In 1993 the word womanism with the meanings Alice Walker bestowed on it was added to The American Heritage Dictionary. The concept has had a profound influence in the formulation of theories and analytical frameworks in women/gender studies, religious studies, black studies, and literary studies. Because of the linking of black women and spirituality in Walker's project, many African-American female theologians have incorporated womanist perspectives in their work. Drawing on African-American history in general and the black church in particular, black womanist theologians interrogate the subordination of women and assume a leadership role in reconstructing knowledge about women. Prominent black womanist theologians and scholars of religion—such as Cheryl Townsend Gilkes, Katie Geneva Cannon, Delores S. Williams, Emilie Maureen Townes, and Marcia Y. Riggs—bring womanist perspectives to bear on their black church, canon formation, social equality, black women's club movement of the nineteenth century, race, gender, class, and social justice. The impact of womanism goes beyond the United States to Africa where many women scholars and literary critics (Chikwenye Okonjo Ogunyemi, Tuzyline Jita Allan, and Mary Modupe Kolawole, in particular) have embraced it as an analytical tool.

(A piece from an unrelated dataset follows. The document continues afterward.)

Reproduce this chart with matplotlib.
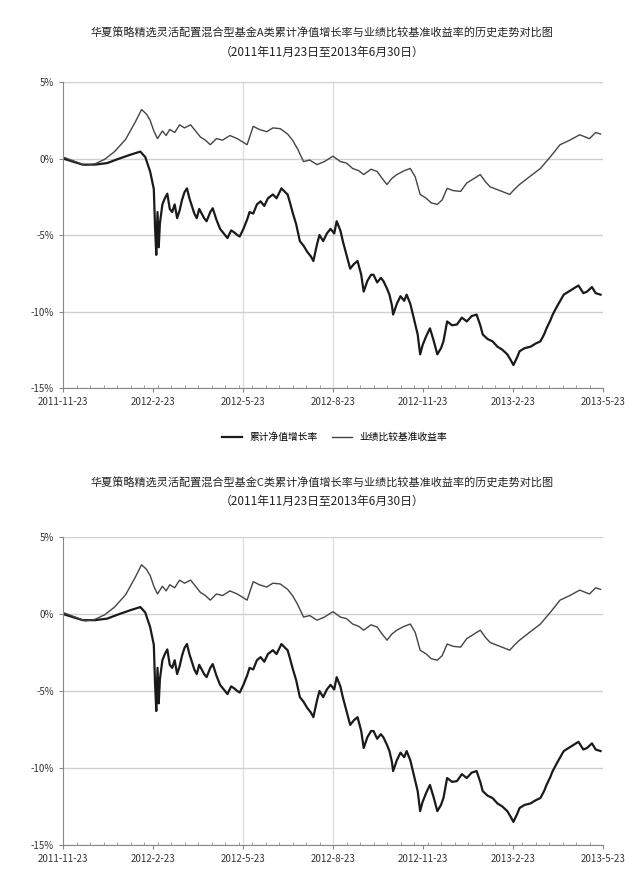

Alice Walker's womanism has also generated debates and controversies. Prominent among those who challenge the terminology's appropriateness for framing and explaining the lives of women of African descent is Clenora Hudson-Weems, who proposes an alternative terminology—Africana womanism—that is different from Black feminism, African feminism, and Walker's womanism. Many of the debates and controversies about womanism focus on the differences and tension between womanism and black feminism. Patricia Hill Collins offers an excellent critique of both womanism and black feminism. Hill Collins notes that the debate about whether to label black women's standpoint womanist or black feminist is indicative of the diversity among black women. According to Hill Collins, "Walker's definition thus manages to invoke three important yet contradictory philosophies that frame black social and political thought, namely, black nationalism via her claims of black women's moral and epistemological superiority via suffering under racial and gender oppression, pluralism via cultural integrity provided by the metaphor of the garden, and integration/assimilation via her claims that black women are 'traditionally universalist'" (p. 11). While weaving the separatism and black moral superiority of the black nationalist philosophy, the pluralism of the black empowerment variant, and the interrogation of white feminism, womanism seeks to give a voice, a standpoint to black women but fails to adequately take into account the heterogeneity of women of African descent with their different histories and realities.